Lo scopo di «Good land» invece? «È uno solo: realizzare progetti che abbiano un forte impatto ambientale e sociale. La gestione delle risorse umane e naturali di questo pianeta si preoccupa soltanto di prendersi tutte le risorse, consumarle fino all’osso, distruggendole e non pensa alla loro rigenerazione. Vogliamo essere avamposto di un nuovo modello di impresa che unisce nella sua missione il proprio core business insieme alla protezione e alla riparazione, alla rigenerazione a partire dal proprio territorio».
Non semplice… «Certo, ma si può fare. Società e ambiente non possono essere legati ad un banale bilancio sociale, ad una azione di marketing».
I vostri primi obiettivi? «La nostra è una start up aperta. Per ora ci occupiamo di terre, come quasi tutto il nostro Appennino, terre fra le più abbandonate, più fragili e marginali. Significa costruire su questi territori, insieme alle persone che vi vivono, dei progetti, lavorare dei prodotti che siano in grado di portare economia, valore, salute ambientale ai territori stessi.
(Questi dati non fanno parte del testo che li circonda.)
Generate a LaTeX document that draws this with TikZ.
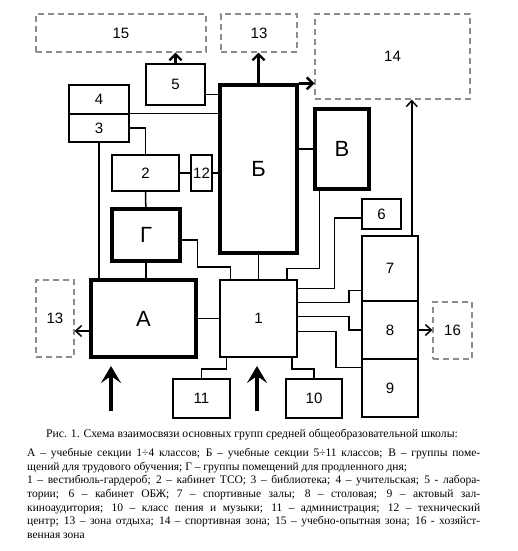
\documentclass[tikz,border=0pt]{standalone}
\usepackage{fontspec}
\setmainfont{Liberation Serif}
\newfontfamily\diagfont{Liberation Sans}
\usetikzlibrary{arrows.meta}
\definecolor{zonegray}{RGB}{140,140,140}

\begin{document}
\begin{tikzpicture}[x=1pt, y=-1pt,
    room/.style={draw, line width=1.5pt, inner sep=0pt,
                font=\diagfont\fontsize{15}{15}\selectfont},
    group/.style={draw, line width=3.2pt, inner sep=0pt,
                font=\diagfont\fontsize{22}{22}\selectfont},
    zone/.style={draw=zonegray, line width=1.2pt,
                dash pattern=on 6pt off 4pt, inner sep=0pt,
                font=\diagfont\fontsize{15}{15}\selectfont},
    link/.style={line width=1.5pt},
    arr/.style={-{Straight Barb[length=6pt, width=11pt]}, line width=1.5pt},
    arrbold/.style={-{Straight Barb[length=6pt, width=12pt]}, line width=2.4pt},
    entry/.style={-{Stealth[length=17pt, width=20pt, inset=7pt]}, line width=4pt},
  ]
    \useasboundingbox (0,0) rectangle (517,551);

    % Outdoor zones
    \node[zone, minimum width=170, minimum height=38] (z15)  at (121,33)    {15};
    \node[zone, minimum width=76,  minimum height=38] (z13a) at (259,33)    {13};
    \node[zone, minimum width=155, minimum height=85] (z14)  at (392.5,56.5) {14};
    \node[zone, minimum width=38,  minimum height=77] (z13b) at (55,318.5)  {13};
    \node[zone, minimum width=39,  minimum height=57] (z16)  at (452.5,330.5) {16};

    % Main groups
    \node[group, minimum width=77,  minimum height=168] (secB) at (258.5,169) {Б};
    \node[group, minimum width=54,  minimum height=80]  (grpV) at (342,149)   {В};
    \node[group, minimum width=68,  minimum height=52]  (grpG) at (146,235)   {Г};
    \node[group, minimum width=105, minimum height=77]  (secA) at (143.5,318.5) {А};

    % Rooms
    \node[room, minimum width=77, minimum height=77] (r1)  at (258.5,318.5) {1};
    \node[room, minimum width=67, minimum height=36] (r2)  at (145.5,173) {2};
    \node[room, minimum width=60, minimum height=28] (r3)  at (99,128)    {3};
    \node[room, minimum width=60, minimum height=29] (r4)  at (99,99.5)   {4};
    \node[room, minimum width=59, minimum height=41] (r5)  at (175.5,84.5) {5};
    \node[room, minimum width=39, minimum height=30] (r6)  at (381.5,214) {6};
    \node[room, minimum width=56, minimum height=65] (r7)  at (390,268.5) {7};
    \node[room, minimum width=56, minimum height=58] (r8)  at (390,330)   {8};
    \node[room, minimum width=56, minimum height=58] (r9)  at (390,388)   {9};
    \node[room, minimum width=56, minimum height=39] (r10) at (314,398.5) {10};
    \node[room, minimum width=57, minimum height=39] (r11) at (201.5,398.5) {11};
    \node[room, minimum width=21, minimum height=36] (r12) at (201.5,173) {12};

    % Entrances
    \coordinate (inA) at (111,411);
    \coordinate (in1) at (257,411);

    % Links around Б
    \draw[link] (r3.north east) -- (r3.north east -| secB.west);
    \draw[link] ([yshift=-10pt]r5.east) -- ([yshift=-10pt]r5.east -| secB.west);
    \draw[link] (r12.east) -- (r12.east -| secB.west);
    \draw[link] (secB.east |- grpV.west) -- (grpV.west);
    \draw[link] (secB) -- (r1);
    \draw[arrbold] (secB.north) -- (secB.north |- z13a.south);
    \draw[arrbold] (secB.north east) -- (secB.north east -| z14.west);
    \draw[arrbold] (r5.north) -- (r5.north |- z15.south);

    % Links on the left
    \draw[link] (r3.east) -| (r2.north);
    \draw[link] (r2) -- (r12);
    \draw[link] (r3.south) -- (r3.south |- secA.north);
    \draw[link] (r2) -- (grpG);
    \draw[link] (grpG.south) -- (grpG.south |- secA.north);
    \draw[link] ([yshift=-5pt]grpG.east) -- ++(16,0) -- ++(0,27)
                -| ([xshift=11pt]r1.north west);
    \draw[link] (secA) -- (r1);
    \draw[arr] ([yshift=-12.5pt]secA.west) -- ([yshift=-12.5pt]secA.west -| z13b.east);

    % Links on the right
    \draw[link] ([xshift=6pt]grpV.south west) -- ++(0,78)
                -| ([xshift=-11pt]r1.north east);
    \draw[link] ([yshift=-4pt]r6.west) -- ++(-27,0) |- ([yshift=-9pt]r1.north east);
    \draw[link] ([yshift=-23pt]r1.north east) -- ++(51,0) |- ([yshift=-55pt]r7.north west);
    \draw[link] ([yshift=-37pt]r1.north east) -- ++(51,0) |- (r8.west);
    \draw[link] ([yshift=-52pt]r1.north east) -- ++(38,0) |- ([yshift=-9pt]r9.north west);
    \draw[arr] ([xshift=-7pt]r7.north east) -- ([xshift=-7pt]r7.north east |- z14.south);
    \draw[arr] (r8.east) -- (r8.east -| z16.west);

    % Links below 1
    \draw[link] ([xshift=7pt]r1.south west) -- ++(0,11) -| (r11.north);
    \draw[link] ([xshift=-6pt]r1.south east) -- ++(0,11) -| (r10.north);
    \draw[entry] (inA) -- ++(0,-45);
    \draw[entry] (in1) -- ++(0,-45);

    % Caption
    \node[anchor=base, inner sep=0pt, font=\fontsize{11.7}{13.7}\selectfont]
      (capt) at (252,437)
      {Рис. 1. Схема взаимосвязи основных групп средней общеобразовательной школы:};
    \node[anchor=north west, inner sep=0pt, text width=453pt, align=justify,
          font=\fontsize{11.5}{13.7}\selectfont] (legend) at (27,448)
      {\hyphenpenalty=10000\exhyphenpenalty=10000
       А – учебные секции 1÷4 классов; Б – учебные секции 5÷11 классов; В – группы поме-\linebreak
       щений для трудового обучения; Г – группы помещений для продленного дня;\\
       1 – вестибюль-гардероб; 2 – кабинет ТСО; 3 – библиотека; 4 – учительская; 5 - лабора-\linebreak
       тории; 6 – кабинет ОБЖ; 7 – спортивные залы; 8 – столовая; 9 – актовый зал-\linebreak
       киноаудитория; 10 – класс пения и музыки; 11 – администрация; 12 – технический
       \linebreak центр; 13 – зона отдыха; 14 – спортивная зона; 15 – учебно-опытная зона; 16 - хозяйст-\linebreak
       венная зона};
  \end{tikzpicture}
\end{document}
In Appennino stiamo lavorando sul latte di pascolo e da fieno e sui grani antichi autoctoni».
Nel frattempo avete però presentato il vostro primo prodotto, il pomodoro No Cap. Ci racconti la storia. «Lo abbiamo realizzato insieme all’associazione che si batte contro il caporalato, ed è lo specchio della nostra missione e del progetto di Good land. In un territorio difficile come l’entroterra foggiano una importante cooperativa agricola bio ha accettato di realizzare la raccolta a mano di più di venti ettari di pomodoro per la durata di un mese e mezzo, con decine di lavoratori provenienti dai ghetti del territorio circostante, che pochi sanno essere una ventina nella capitanata. A questi braccianti è stato garantito con il lavoro organizzativo di No Cap, con l’aiuto di amministrazioni, un tetto sotto cui riparare, servizi, trasporti, visita medica preventiva come prevede la legge, con l’aggiunta di bagni chimici in aperta campagna. Questo prodotto è la dimostrazione che è possibile con costi accessibili realizzare produzioni pulite e giuste nella retribuzione e nel valore del lavoro».
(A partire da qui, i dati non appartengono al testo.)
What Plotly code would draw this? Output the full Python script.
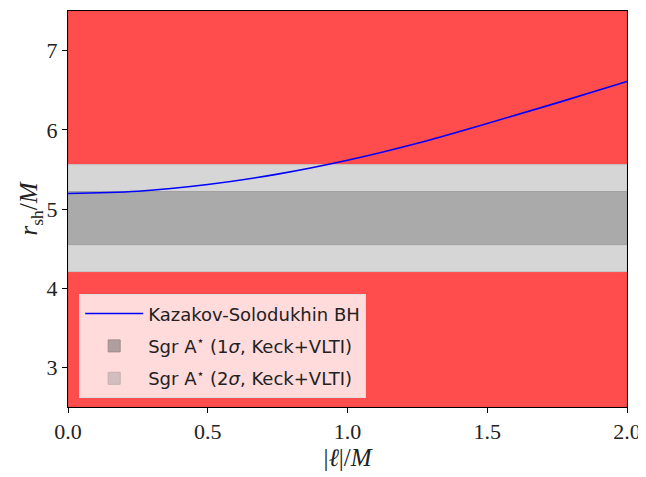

Ci aiuta a capire meglio la differenza di costo della mano d’opera, fra legalità e illegalità in questo caso specifico? «Un’ora di lavoro pagata secondo le tariffe sindacali costa all’azienda 11,70 euro di cui 6,50 netti arrivano al bracciante per sei ore e mezza al giorno lavorativo. La gestione dei caporali sullo stesso territorio prevede dieci ore di lavoro per 3 euro l’ora. La cosa interessante è che le migliorate condizioni di lavoro previste dalla legge, stimolano la qualità del lavoro e l’attenzione che vi dedicano i braccianti stessi. Le imprese con cui abbiamo lavorato sono tutte soddisfatte. E tenendo presente che il costo della materia prima incide del 15% sul prodotto finale è assolutamente praticabile l’assunzione di contratti giusti e delle regole previste dal nostro codice. Tutta l’agricoltura per quanto schiacciata nei prezzi delle materie prime, è portata a praticare una illegalità oggettiva nel ridurre il costo del lavoro. Vi sono studi su cui sta lavorando la Flai Cgil secondo i quali si stimano fino quasi a un milione i lavoratori del sud Europa in agricoltura al nero e senza regole.